Source material
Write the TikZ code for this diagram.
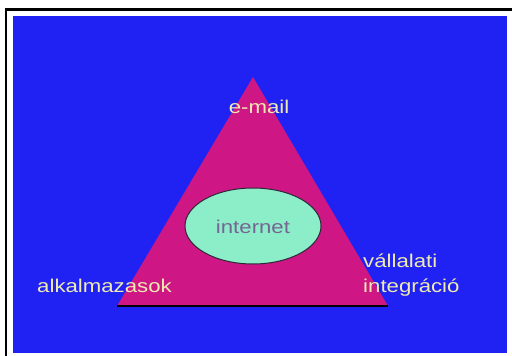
\documentclass[tikz,border=0pt]{standalone}
\usepackage{fontspec}
\setmainfont{Liberation Sans}
\definecolor{slideblue}{RGB}{32,34,244}
\definecolor{pyramid}{RGB}{206,22,132}
\definecolor{baseline}{RGB}{120,24,80}
\definecolor{core}{RGB}{140,238,200}
\definecolor{coreedge}{RGB}{45,40,55}
\definecolor{labeltext}{RGB}{238,234,176}
\definecolor{coretext}{RGB}{118,100,148}
\begin{document}
\begin{tikzpicture}[x=1pt,y=-1pt,
  label/.style={font=\fontsize{18.5}{20}\selectfont, text=labeltext, inner sep=0pt, xscale=1.2},
  coretxt/.style={font=\fontsize{18.5}{20}\selectfont, text=coretext, inner sep=0pt, xscale=1.2}]
  \useasboundingbox (0,0) rectangle (512,356);
  \fill[white] (0,0) rectangle (512,356);
  % frame lines along top and left
  \fill[black] (5,8) rectangle (512,11);
  \fill[black] (5,8) rectangle (7,356);
  % slide background
  \fill[slideblue] (13,16) rectangle (507,353);
  % pyramid
  \coordinate (apex) at (253,77);
  \coordinate (bl) at (117,306);
  \coordinate (br) at (388,306);
  \fill[pyramid] (apex) -- (br) -- (bl) -- cycle;
  \draw[baseline, line width=1.8pt] (bl) -- (br);
  % core ellipse
  \filldraw[fill=core, draw=coreedge, line width=1pt] (253,226) ellipse [x radius=68, y radius=38];
  \node[coretxt, anchor=base] (inet) at (253,233) {internet};
  % corner labels
  \node[label, anchor=base] (mail) at (259,113) {e-mail};
  \node[label, anchor=base west] (apps) at (37,292) {alkalmazasok};
  \node[label, anchor=base west] (corp1) at (363,267) {vállalati};
  \node[label, anchor=base west] (corp2) at (363,292) {integráció};
\end{tikzpicture}
\end{document}
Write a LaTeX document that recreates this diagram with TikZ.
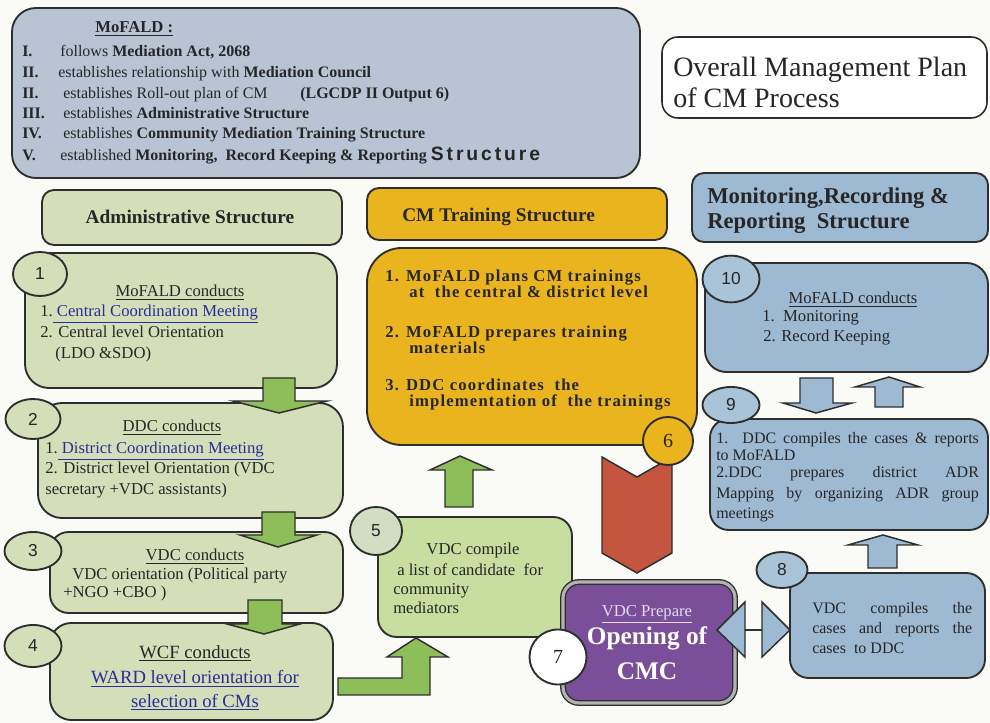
\documentclass[tikz,border=0pt]{standalone}
\usepackage{fontspec}
\setmainfont{Liberation Serif}
\newfontfamily\numfont{Liberation Sans}
\newfontfamily\widesans[LetterSpace=15]{Liberation Sans}
\newfontfamily\wideserif[LetterSpace=7]{Liberation Serif}
\usetikzlibrary{fit,shapes.geometric}
\definecolor{paper}{HTML}{FAFAF7}
\definecolor{topfill}{HTML}{B8C4D4}
\definecolor{grn}{HTML}{D4DFB9}
\definecolor{grnarrow}{HTML}{8DBE5A}
\definecolor{grnbright}{HTML}{C7DEA0}
\definecolor{grncirc}{HTML}{D2DDC2}
\definecolor{gold}{HTML}{E9B41E}
\definecolor{blu}{HTML}{9DBAD2}
\definecolor{blucirc}{HTML}{A9C3D8}
\definecolor{purp}{HTML}{7A4E98}
\definecolor{lav}{HTML}{E4DCF2}
\definecolor{redarr}{HTML}{C4553F}
\definecolor{lnk}{HTML}{2B2D9A}
\definecolor{ink}{HTML}{262626}
\definecolor{edge}{HTML}{2E2E2E}
\newcommand\fz[1]{\fontsize{#1}{#1}\selectfont}
\tikzset{
  box/.style={draw=edge, line width=1.4pt, inner sep=0pt},
  num/.style={ellipse, draw=edge, line width=1.4pt, inner sep=0pt, text=ink, font=\numfont\fz{13}},
  blk/.style={draw=edge, line width=1.1pt, line join=miter},
  txt/.style={inner sep=0pt, text=ink, anchor=base west},
  ctxt/.style={inner sep=0pt, text=ink, anchor=base},
}
\begin{document}
\begin{tikzpicture}[x=0.75pt,y=-0.75pt]
\fill[paper] (0,0) rectangle (990,723);
\useasboundingbox (0,0) rectangle (990,723);

% ---------- boxes ----------
\node[box, fill=topfill, rounded corners=18pt, fit={(12,8)(640,178)}] (top) {};
\node[box, fill=white, rounded corners=12pt, line width=1.2pt, fit={(662,37)(987,118)}] (title) {};
\node[box, fill=grn, rounded corners=9pt, fit={(42,190)(342,245)}] (hadm) {};
\node[box, fill=gold, rounded corners=9pt, fit={(367,188)(667,240)}] (htr) {};
\node[box, fill=blu, rounded corners=9pt, fit={(692,173)(988,242)}] (hmon) {};
\node[box, fill=grn, rounded corners=18pt, fit={(25,253)(337,388)}] (b1) {};
\node[box, fill=grn, rounded corners=18pt, fit={(38,403)(343,518)}] (b2) {};
\node[box, fill=grn, rounded corners=14pt, fit={(50,532)(343,613)}] (b3) {};
\node[box, fill=grn, rounded corners=16pt, fit={(50,623)(333,720)}] (b4) {};
\node[box, fill=grnbright, rounded corners=14pt, fit={(378,517)(572,637)}] (b5) {};
\node[box, fill=gold, rounded corners=26pt, fit={(367,248)(697,445)}] (b6) {};
\node[box, fill=purp, line width=1pt, rounded corners=12pt, double=gray!60, double distance=2.4pt, fit={(563,582)(735,703)}] (b7) {};
\node[box, fill=blu, rounded corners=14pt, fit={(790,573)(985,678)}] (b8) {};
\node[box, fill=blu, rounded corners=14pt, fit={(710,419)(988,530)}] (b9) {};
\node[box, fill=blu, rounded corners=16pt, fit={(705,263)(988,372)}] (b10) {};

% ---------- block arrows ----------
\draw[blk, fill=grnarrow] (263,378) -- (263,401) -- (233,401) -- (279,413) -- (327,401) -- (295,401) -- (295,378) -- cycle;
\draw[blk, fill=grnarrow] (262,512) -- (262,535) -- (240,535) -- (278,547) -- (317,535) -- (295,535) -- (295,512) -- cycle;
\draw[blk, fill=grnarrow] (248,600) -- (248,624) -- (227,624) -- (264,634) -- (300,624) -- (282,624) -- (282,600) -- cycle;
\draw[blk, fill=grnarrow] (338,678) -- (402,678) -- (402,657) -- (387,657) -- (416,638) -- (448,657) -- (430,657) -- (430,695) -- (338,695) -- cycle;
\draw[blk, fill=grnarrow] (445,507) -- (445,470) -- (430,470) -- (460,456) -- (492,470) -- (473,470) -- (473,507) -- cycle;
\draw[blk, fill=redarr] (602,457) -- (637,477) -- (672,457) -- (672,553) -- (637,573) -- (602,553) -- cycle;
\draw[blk, fill=blu] (800,378) -- (800,403) -- (783,403) -- (816,413) -- (852,403) -- (833,403) -- (833,378) -- cycle;
\draw[blk, fill=blu] (875,407) -- (875,387) -- (855,387) -- (889,377) -- (920,387) -- (903,387) -- (903,407) -- cycle;
\draw[blk, fill=blu] (868,568) -- (868,545) -- (848,545) -- (883,535) -- (918,545) -- (897,545) -- (897,568) -- cycle;
\draw[blk, fill=blu] (717,630) -- (745,602) -- (745,657) -- cycle;
\draw[blk, fill=blu] (790,630) -- (762,602) -- (762,657) -- cycle;
\draw[blk] (745,630) -- (762,630);

% ---------- number circles ----------
\node[num, fill=grn, minimum width=40.5pt, minimum height=33pt] (c1) at (40,274) {1};
\node[num, fill=grn, minimum width=41.25pt, minimum height=30pt] (c2) at (33,419) {2};
\node[num, fill=grn, minimum width=42.75pt, minimum height=28.5pt] (c3) at (33,551) {3};
\node[num, fill=grn, minimum width=42.75pt, minimum height=31.5pt] (c4) at (33,646) {4};
\node[num, fill=grncirc, minimum width=39pt, minimum height=36pt] (c5) at (376,531) {5};
\node[num, fill=gold, minimum width=37.5pt, minimum height=36pt, font=\fz{15}] (c6) at (668,441) {6};
\node[num, fill=white, minimum width=42.75pt, minimum height=41.25pt, font=\fz{15}] (c7) at (558,657) {7};
\node[num, fill=blucirc, minimum width=38.25pt, minimum height=27pt] (c8) at (782,570) {8};
\node[num, fill=blucirc, minimum width=42.75pt, minimum height=27pt] (c9) at (731,405) {9};
\node[num, fill=blucirc, minimum width=42.75pt, minimum height=35pt] (c10) at (731,279) {10};

% ---------- top box text ----------
\node[txt, font=\fz{12.5}\bfseries] (t0) at (95,33) {\underline{MoFALD :}};
\begin{scope}[every node/.append style={font=\fz{12}}]
\node[txt] (r1) at (22,57) {\textbf{I.}};
\node[txt] (l1) at (60,57) {follows \textbf{Mediation Act, 2068}};
\node[txt] (r2) at (22,78) {\textbf{II.}};
\node[txt] (l2) at (58,78) {establishes relationship with \textbf{Mediation Council}};
\node[txt] (r3) at (22,99) {\textbf{II.}};
\node[txt] (l3) at (63,99) {establishes Roll-out plan of CM};
\node[txt] (l3b) at (300,99) {\textbf{(LGCDP II Output 6)}};
\node[txt] (r4) at (22,119) {\textbf{III.}};
\node[txt] (l4) at (63,119) {establishes \textbf{Administrative Structure}};
\node[txt] (r5) at (22,139) {\textbf{IV.}};
\node[txt] (l5) at (63,139) {establishes \textbf{Community Mediation Training Structure}};
\node[txt] (r6) at (22,161) {\textbf{V.}};
\node[txt] (l6) at (60,161) {established \textbf{Monitoring,\ \ Record Keeping \& Reporting} {\widesans\bfseries\fz{14.5}Structure}};
\end{scope}

% ---------- title ----------
\node[txt, font=\fz{21}] (ti1) at (673,77) {Overall Management Plan};
\node[txt, font=\fz{21}] (ti2) at (673,108) {of CM Process};

% ---------- headers ----------
\node[ctxt, font=\fz{14.5}\bfseries] (ha) at (190,224) {Administrative Structure};
\node[txt, font=\fz{14.5}\bfseries] (ht) at (402,222) {CM Training Structure};
\node[txt, font=\fz{17}\bfseries] (hm1) at (707,204) {Monitoring,Recording \&};
\node[txt, font=\fz{17}\bfseries] (hm2) at (707,229) {Reporting\ \ Structure};

% ---------- box 1 ----------
\begin{scope}[every node/.append style={font=\fz{12.5}}]
\node[ctxt] (b1a) at (180,297) {\underline{MoFALD conducts}};
\node[txt] (b1b) at (40,317) {1.{\color{lnk}\underline{\ Central Coordination Meeting}}};
\node[txt] (b1c) at (40,338) {2. Central level Orientation};
\node[txt] (b1d) at (55,359) {(LDO \&SDO)};
% box 2
\node[ctxt] (b2a) at (172,432) {\underline{DDC conducts}};
\node[txt] (b2b) at (45,454) {1.{\color{lnk}\underline{\ District Coordination Meeting}}};
\node[txt] (b2c) at (45,474) {2. District level Orientation (VDC};
\node[txt] (b2d) at (45,495) {secretary +VDC assistants)};
% box 3
\node[ctxt] (b3a) at (195,561) {\underline{VDC conducts}};
\node[txt] (b3b) at (72,580) {VDC orientation (Political party};
\node[txt] (b3c) at (63,598) {+NGO +CBO )};
% box 5
\node[ctxt] (b5a) at (473,555) {VDC compile};
\node[txt] (b5b) at (397,576) {a list of candidate\ \ for};
\node[txt] (b5c) at (393,595) {community};
\node[txt] (b5d) at (393,614) {mediators};
% box 10
\node[ctxt] (b10a) at (853,304) {\underline{MoFALD conducts}};
\node[txt] (b10b) at (762,322) {1.\ \ Monitoring};
\node[txt] (b10c) at (763,342) {2. Record Keeping};
\end{scope}

% box 4
\node[ctxt, font=\fz{14}] (b4a) at (195,658) {\underline{WCF conducts}};
\node[ctxt, font=\fz{14}, text=lnk] (b4b) at (195,684) {\underline{WARD level orientation for}};
\node[ctxt, font=\fz{14}, text=lnk] (b4c) at (195,707) {\underline{selection of CMs}};

% box 6
\begin{scope}[every node/.append style={font=\wideserif\fz{12.5}\bfseries}]
\node[txt] (b6a) at (385,282) {1. MoFALD plans CM trainings};
\node[txt] (b6b) at (409,298) {at\ \ the central \& district level};
\node[txt] (b6c) at (385,338) {2. MoFALD prepares training};
\node[txt] (b6d) at (409,354) {materials};
\node[txt] (b6e) at (385,391) {3. DDC coordinates\ \ the};
\node[txt] (b6f) at (409,407) {implementation of\ \ the trainings};
\end{scope}

% box 7
\node[ctxt, font=\fz{12.5}, text=lav] (b7a) at (647,617) {\underline{VDC Prepare}};
\node[ctxt, font=\fz{19}\bfseries, text=white] (b7b) at (647,645) {Opening of};
\node[ctxt, font=\fz{19}\bfseries, text=white] (b7c) at (647,680) {CMC};

% box 8
\begin{scope}[every node/.append style={font=\fz{12}}]
\node[txt] (b8a) at (812,614) {\makebox[120pt][s]{VDC compiles the}};
\node[txt] (b8b) at (812,634) {\makebox[120pt][s]{cases and reports the}};
\node[txt] (b8c) at (812,653) {cases\ \ to DDC};
% box 9
\node[txt] (b9a) at (716,444) {\makebox[197pt][s]{1. DDC compiles the cases \& reports}};
\node[txt] (b9b) at (716,461) {to MoFALD};
\node[txt] (b9c) at (716,478) {\makebox[197pt][s]{2.DDC prepares district ADR}};
\node[txt] (b9d) at (716,499) {\makebox[197pt][s]{Mapping by organizing ADR group}};
\node[txt] (b9e) at (716,519) {meetings};
\end{scope}
\end{tikzpicture}
\end{document}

What you should do
Give only the number of lines in the data that hold the word "this".

Response
2